A Stockton University poll that came out just as Cape May County’s first licensed cannabis retailer is poised for a grand opening found that 57% of those polled reported smelling marijuana in public places. It found that 29% said they smell it often in public spaces, while an equal number, 28%, said they smell it sometimes.
While a majority said the smell does not bother them, one in five (19%) said it annoys them a great deal. Another 28% said it bothers them slightly.
The smell can be an issue between neighbors. According to the poll results, 29% have often (14%) or sometimes (15%) picked up the scent coming from a neighbor’s house. A near-majority, 49%, said they never smell it at home.
“Not much thought was given to the issue of the smell of marijuana becoming part of the public landscape in New Jersey,” said John Froonjian, director of Stockton’s William J. Hughes Center for Public Policy. He added that “people are lighting up in parks, at festivals, in parking lots and on the street.”
Even though the state’s Cannabis Regulatory Commission has approved cannabis consumption lounges, very few have opened up. The lounges would have to be connected to cannabis dispensary sites and follow rules concerning food and alcohol sales.
Emotions can run high on the issue of marijuana smell. This year in Cleveland a woman sued her neighbor, claiming the smell is a public nuisance.
The Stockton poll dealt with another issue animating public debate, the use of cannabis in connection with driving. Some 39% of the poll respondents said they know someone who has driven while high on marijuana. Fewer adults (51%) in the poll considered driving under the influence of marijuana to be extremely dangerous compared to those (90%) who think driving drunk is extremely perilous.
The poll respondents did largely agree (73%) that it is very important (46%) or somewhat important (27%) to have a roadside test that can determine impairment from marijuana. Party identity was linked to the degree of importance attached to such a roadside test.
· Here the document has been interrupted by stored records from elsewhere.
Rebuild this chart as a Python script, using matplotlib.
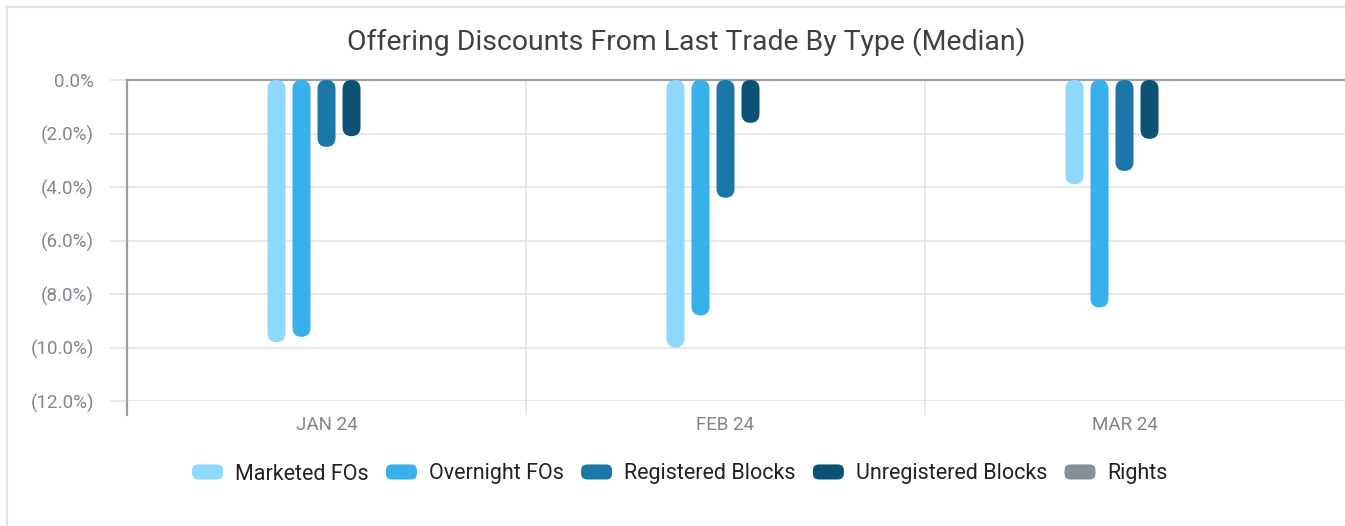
import matplotlib
matplotlib.use("Agg")
import matplotlib.pyplot as plt
from matplotlib.patches import FancyBboxPatch
from matplotlib.legend_handler import HandlerPatch
from matplotlib.lines import Line2D

plt.rcParams['font.family'] = ['Roboto', 'DejaVu Sans']

months = ['JAN 24', 'FEB 24', 'MAR 24']
series = ['Marketed FOs', 'Overnight FOs', 'Registered Blocks', 'Unregistered Blocks', 'Rights']
colors = ['#8fd8ff', '#38b0ec', '#1b77a8', '#0d5275', '#878f96']

marketed = [-9.8, -10.0, -3.9]
overnight = [-9.6, -8.8, -8.5]
registered = [-2.5, -4.4, -3.4]
unregistered = [-2.1, -1.6, -2.2]
rights = [None, None, None]

yticks = [0, -2, -4, -6, -8, -10, -12]
ytick_labels = ['0.0%', '(2.0%)', '(4.0%)', '(6.0%)', '(8.0%)', '(10.0%)', '(12.0%)']

W, H = 1345, 526
fig = plt.figure(figsize=(W / 100, H / 100), dpi=100)
ax = fig.add_axes([127 / W, 1 - 401 / H, 1 - 127 / W, (401 - 80) / H])

ax.set_ylim(-12, 0)
ax.set_xlim(-0.5, -0.5 + (W - 127) / 399)

# bar geometry in data units (px -> units)
step = 25 / 399
bw = 18 / 399
aspect = (12 / 321) * 399

all_vals = [marketed, overnight, registered, unregistered, rights]
for i, vals in enumerate(all_vals):
    off = (i - 2) * step
    for j, v in enumerate(vals):
        if v is None:
            continue
        p = FancyBboxPatch((j + off - bw / 2, v), bw, -v,
                           boxstyle="round,pad=0,rounding_size=%f" % (bw / 2),
                           mutation_aspect=aspect,
                           fc=colors[i], ec='none', zorder=3)
        ax.add_patch(p)

grid_c = '#e2e2e2'
axis_c = '#9aa0a6'
lab_c = '#80868b'

ax.set_yticks(yticks)
ax.set_yticklabels(ytick_labels)
ax.tick_params(axis='y', length=12.2, width=1.1, color=grid_c, pad=11.5,
               labelsize=13.5, labelcolor=lab_c)
ax.grid(axis='y', color=grid_c, lw=1.1, zorder=0)

ax.set_xticks([-0.5, 0.5, 1.5])
ax.set_xticklabels([])
ax.set_xticks([0, 1, 2], minor=True)
ax.set_xticklabels(months, minor=True)
ax.tick_params(axis='x', which='major', length=10, width=1.1, color=grid_c)
ax.tick_params(axis='x', which='minor', length=0, pad=11, labelsize=13.5, labelcolor=lab_c)
ax.grid(axis='x', which='major', color=grid_c, lw=1.1, zorder=0)

for s in ['right', 'bottom']:
    ax.spines[s].set_visible(False)
ax.spines['top'].set_color(axis_c)
ax.spines['top'].set_linewidth(1.6)
ax.spines['left'].set_color(axis_c)
ax.spines['left'].set_linewidth(1.6)
ax.spines['left'].set_bounds(-12.52, 0)

fig.text(686 / W, 1 - 42 / H, 'Offering Discounts From Last Trade By Type (Median)',
         ha='center', va='center', fontsize=20.4, color='#404040',
         family=['Liberation Sans Narrow', 'Roboto'])


def pill(legend, orig_handle, xdescent, ydescent, width, height, fontsize):
    return FancyBboxPatch((-xdescent, -ydescent), width, height,
                          boxstyle="round,pad=0,rounding_size=%f" % (height * 0.4))


handles = [plt.Rectangle((0, 0), 1, 1, fc=c, ec='none') for c in colors]
leg = fig.legend(handles, series, loc='center', bbox_to_anchor=(680 / W, 1 - 474 / H),
                 ncol=5, frameon=False, fontsize=15.5, handlelength=1.44, handleheight=0.7,
                 handletextpad=0.56, columnspacing=0.8, labelcolor='#202124',
                 handler_map={plt.Rectangle: HandlerPatch(patch_func=pill)})

# outer frame
fig.add_artist(Line2D([6.5 / W, 1], [1 - 6.5 / H, 1 - 6.5 / H], color='#e3e3e3', lw=1.5))
fig.add_artist(Line2D([6.5 / W, 6.5 / W], [0, 1 - 6.5 / H], color='#e3e3e3', lw=1.5))

fig.savefig('out.png', dpi=100)
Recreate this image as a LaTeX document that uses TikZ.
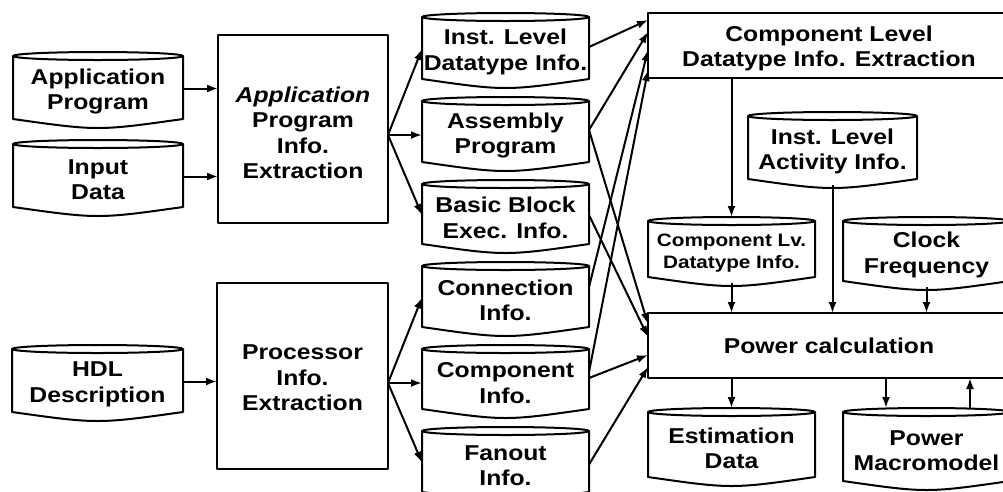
\documentclass[tikz,border=0pt]{standalone}
\usepackage{fontspec}
\newfontfamily\dfont[FakeStretch=1.15]{Liberation Sans}
\usetikzlibrary{arrows.meta,calc}
\tikzset{
  ln/.style={line width=2pt, line join=round},
  arr/.style={ln, -{Latex[length=11pt,width=8pt]}},
  txt/.style={align=center, inner sep=0pt, font=\dfont\bfseries\fontsize{21.5}{25.5}\selectfont},
  smalltxt/.style={align=center, inner sep=0pt, font=\dfont\bfseries\fontsize{18}{21.5}\selectfont},
  cylbase/.style={rectangle, inner sep=0pt, outer sep=0pt},
  boxn/.style={ln, draw, rectangle, inner sep=0pt, outer sep=0pt},
}
% #1 text style, #2 name, #3 x1, #4 y1, #5 x2, #6 y2, #7 text
\newcommand\dbcyl[7][txt]{%
  \pgfmathsetmacro\cylw{#5-#3}%
  \pgfmathsetmacro\cylh{#6-#4}%
  \pgfmathsetmacro\cylrx{(#5-#3)/2}%
  \node[cylbase, minimum width=\cylw pt, minimum height=\cylh pt] (#2) at ({(#3+#5)/2},{(#4+#6)/2}) {};
  \draw[ln] ([yshift=-4pt]#2.north west) -- ([yshift=6pt]#2.south west)
     .. controls ([yshift=-6pt]#2.south) .. ([yshift=6pt]#2.south east)
     -- ([yshift=-4pt]#2.north east);
  \draw[ln] ([yshift=-4pt]#2.north) ellipse [x radius=\cylrx pt, y radius=4pt];
  \node[#1] (#2-t) at ([yshift=-3pt]#2.center) {#7};
}
% #1 name, #2 x1, #3 y1, #4 x2, #5 y2, #6 text shift, #7 text
\newcommand\procbox[7]{%
  \pgfmathsetmacro\bxw{#4-#2}%
  \pgfmathsetmacro\bxh{#5-#3}%
  \node[boxn, minimum width=\bxw pt, minimum height=\bxh pt] (#1) at ({(#2+#4)/2},{(#3+#5)/2}) {};
  \node[txt] (#1-t) at ([yshift=#6]#1.center) {#7};
}
\begin{document}
\begin{tikzpicture}[x=1pt,y=-1pt]
\useasboundingbox (0,0) rectangle (1003,491);
\clip (0,0) rectangle (1003,491);
\fill[white] (0,0) rectangle (1003,491);

% left inputs
\dbcyl{ap}{13}{52}{183}{125}{Application\\Program}
\dbcyl{id}{13}{140}{183}{213}{Input\\Data}
\dbcyl{hdl}{12}{345}{183}{418}{HDL\\Description}

% extraction boxes
\procbox{apx}{218}{35}{388}{223}{-4pt}{{\itshape Application}\\Program\\Info.\\Extraction}
\procbox{pix}{217}{283}{388}{469}{-2pt}{Processor\\Info.\\Extraction}

% middle column
\dbcyl{ild}{422}{13}{589}{85}{Inst. Level\\Datatype Info.}
\dbcyl{asm}{422}{97}{589}{168}{Assembly\\Program}
\dbcyl{bb}{422}{180}{589}{250}{Basic Block\\Exec. Info.}
\dbcyl{con}{422}{262}{589}{333}{Connection\\Info.}
\dbcyl{cmp}{422}{345}{589}{415}{Component\\Info.}
\dbcyl{fan}{422}{427}{589}{498}{Fanout\\Info.}

% right side
\procbox{cle}{648}{13}{1010}{78}{-3pt}{Component Level\\Datatype Info. Extraction}
\dbcyl{iac}{748}{112}{917}{185}{Inst. Level\\Activity Info.}
\dbcyl[smalltxt]{cld}{648}{217}{815}{283}{Component Lv.\\Datatype Info.}
\dbcyl{clk}{843}{217}{1010}{287}{Clock\\Frequency}
\procbox{pwr}{648}{313}{1010}{378}{0pt}{Power calculation}
\dbcyl{est}{648}{408}{815}{483}{Estimation\\Data}
\dbcyl{pmm}{843}{408}{1010}{487}{Power\\Macromodel}

% inputs to extraction
\draw[arr] (ap.east) -- (ap.east -| apx.west);
\draw[arr] (id.east) -- (id.east -| apx.west);
\draw[arr] (hdl.east) -- (hdl.east -| pix.west);

% fan-outs
\coordinate (af) at ([yshift=-6pt]apx.east);
\draw[arr] (af) -- (ild.west);
\draw[arr] (af) -- (af -| asm.west);
\draw[arr] (af) -- (bb.west);
\coordinate (pf) at ([yshift=-7pt]pix.east);
\draw[arr] (pf) -- (con.west);
\draw[arr] (pf) -- (pf -| cmp.west);
\draw[arr] (pf) -- (fan.west);

% to component level extraction
\draw[arr] ([yshift=2pt]ild.east) -- ([yshift=25.5pt]cle.west);
\draw[arr] ([yshift=2.5pt]asm.east) -- ([yshift=13.5pt]cle.west);
\draw[arr] ([yshift=10.5pt]con.east) -- ([yshift=-4.5pt]cle.west);
\draw[arr] ([yshift=8pt]cmp.east) -- ([yshift=-24.5pt]cle.west);

% to power calculation
\draw[arr] ([yshift=2.5pt]asm.east) -- ([yshift=21.5pt]pwr.west);
\draw[arr] (bb.east) -- ([yshift=8.5pt]pwr.west);
\draw[arr] ([yshift=2pt]cmp.east) -- ([yshift=-9.5pt]pwr.west);
\draw[arr] ([yshift=-2pt]fan.east) -- ([yshift=-21.5pt]pwr.west);

% verticals
\draw[arr] (cle.south -| cld.north) -- (cld.north);
\draw[arr] (iac.south) -- (iac.south |- pwr.north);
\draw[arr] (cld.south) -- (cld.south |- pwr.north);
\draw[arr] (clk.south) -- (clk.south |- pwr.north);
\draw[arr] (pwr.south -| est.north) -- (est.north);
\draw[arr] ([xshift=-40.5pt]pmm.north |- pwr.south) -- ([xshift=-40.5pt]pmm.north);
\draw[arr] ([xshift=43.5pt]pmm.north) -- ([xshift=43.5pt]pmm.north |- pwr.south);
\end{tikzpicture}
\end{document}
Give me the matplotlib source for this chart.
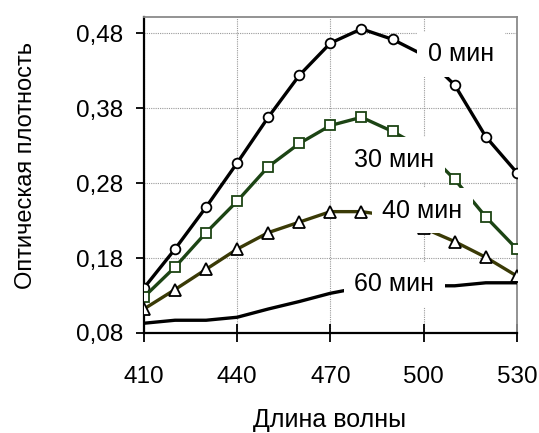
import numpy as np
import matplotlib
matplotlib.use("Agg")
from matplotlib import pyplot as plt

plt.rcParams['font.family'] = ['Liberation Sans', 'DejaVu Sans']

# wavelengths, nm
wl = [410, 420, 430, 440, 450, 460, 470, 480, 490, 500, 510, 520, 530]
# optical density for each exposure time
od_0 = [0.140, 0.192, 0.248, 0.307, 0.368, 0.424, 0.467, 0.486, 0.472, 0.451, 0.411, 0.342, 0.294]
od_30 = [0.128, 0.168, 0.214, 0.256, 0.302, 0.333, 0.357, 0.368, 0.349, 0.326, 0.285, 0.235, 0.192]
od_40 = [0.112, 0.138, 0.165, 0.192, 0.214, 0.228, 0.242, 0.242, 0.236, 0.220, 0.202, 0.181, 0.156]
od_60 = [0.093, 0.097, 0.097, 0.101, 0.112, 0.122, 0.133, 0.141, 0.143, 0.143, 0.143, 0.147, 0.147]

labels = ['0 мин', '30 мин', '40 мин', '60 мин']
label_pos = [(512, 0.452), (490.5, 0.311), (499.5, 0.243), (490.5, 0.145)]

xticks = [410, 440, 470, 500, 530]
yticks = [0.08, 0.18, 0.28, 0.38, 0.48]
ytick_labels = ['0,08', '0,18', '0,28', '0,38', '0,48']

fig = plt.figure(figsize=(5.39, 4.33), dpi=100)
ax = fig.add_axes([0.267, 0.231, 0.692, 0.730])

ax.plot(wl, od_0, color='black', lw=2.4, marker='o', ms=7,
        mfc='white', mec='black', mew=1.3, zorder=3)
ax.plot(wl, od_30, color='#1c4414', lw=2.4, marker='s', ms=7,
        mfc='white', mec='#1c4414', mew=1.3, zorder=3)
ax.plot(wl, od_40, color='#3a3a06', lw=2.4, marker='^', ms=8,
        mfc='white', mec='black', mew=1.3, zorder=3)
ax.plot(wl, od_60, color='black', lw=2.4, zorder=3)

for txt, (x, y) in zip(labels, label_pos):
    ax.text(x, y, txt, fontsize=18, ha='center', va='center', zorder=5,
            bbox=dict(boxstyle='square,pad=0.42', fc='white', ec='none'))

ax.set_xlim(410, 530)
ax.set_ylim(0.08, 0.502)
ax.set_xticks(xticks)
ax.set_xticklabels([str(v) for v in xticks])
ax.set_yticks(yticks)
ax.set_yticklabels(ytick_labels)
ax.tick_params(axis='x', direction='inout', length=13, width=1.3, labelsize=17.5, pad=17)
ax.tick_params(axis='y', direction='out', length=6, width=1.3, labelsize=17.5, pad=9)

ax.grid(True, color='#9a9a9a', linestyle=(0, (1, 1)), lw=0.8)
ax.set_axisbelow(True)

for s in ['left', 'bottom']:
    ax.spines[s].set_color('black')
    ax.spines[s].set_linewidth(1.6)
for s in ['top', 'right']:
    ax.spines[s].set_color('#8a8a8a')
    ax.spines[s].set_linewidth(1.3)

fig.text(0.612, 0.030, 'Длина волны', fontsize=18, ha='center', va='center')
fig.text(0.048, 0.617, 'Оптическая плотность', fontsize=17, ha='center',
         va='center', rotation=90)

fig.savefig('out.png', dpi=100)
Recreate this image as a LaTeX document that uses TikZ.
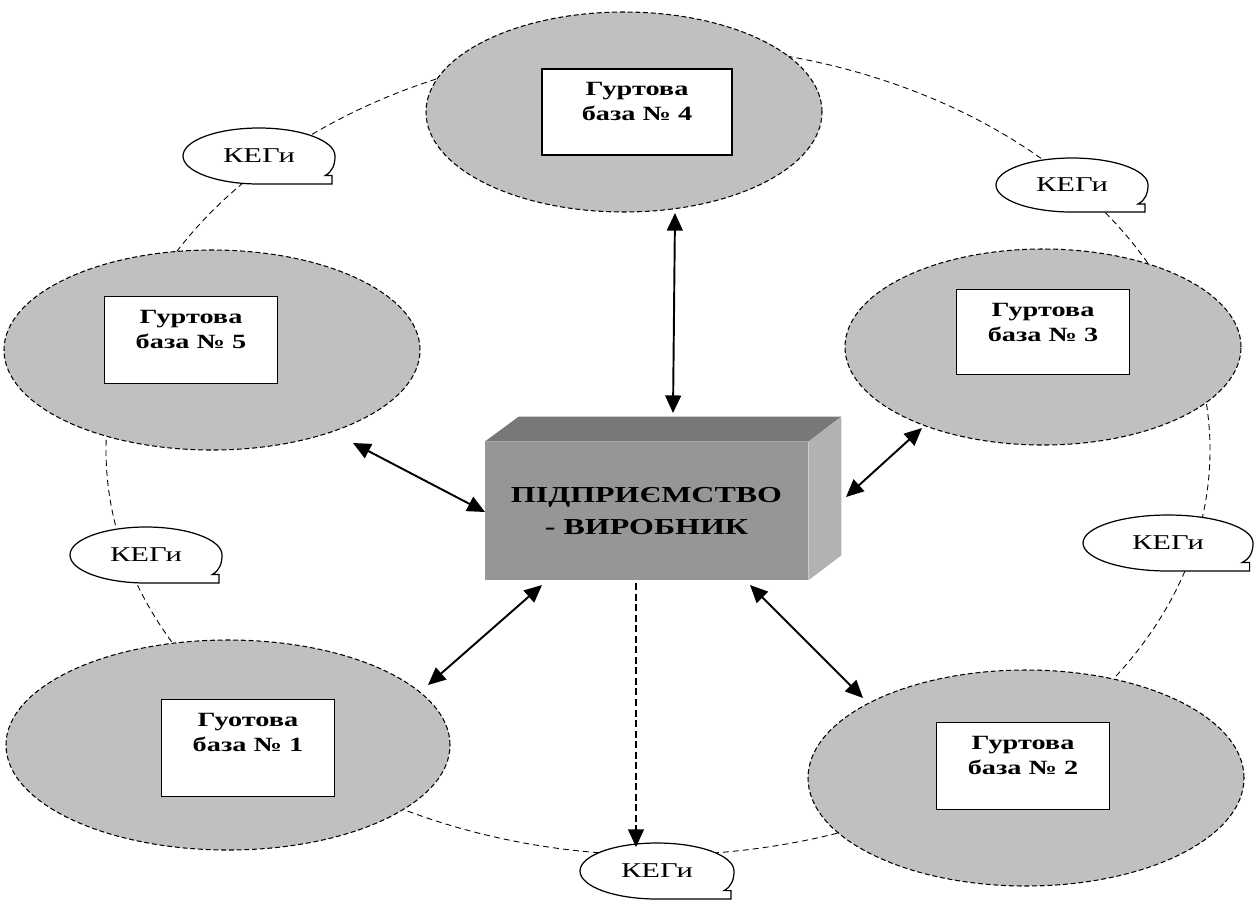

Republicans (62%) said such a test is very important; for Democrats that number is 42%, and for independents, 45%.
On almost all of the poll questions a more relaxed position regarding the smell of marijuana was tied to whether the respondent had consumed any cannabis products in the last year.
Cape May County’s first licensed cannabis retailer, Shore House Canna in West Cape May, has scheduled its grand opening for Saturday, Oct. 28. It had a soft opening in September.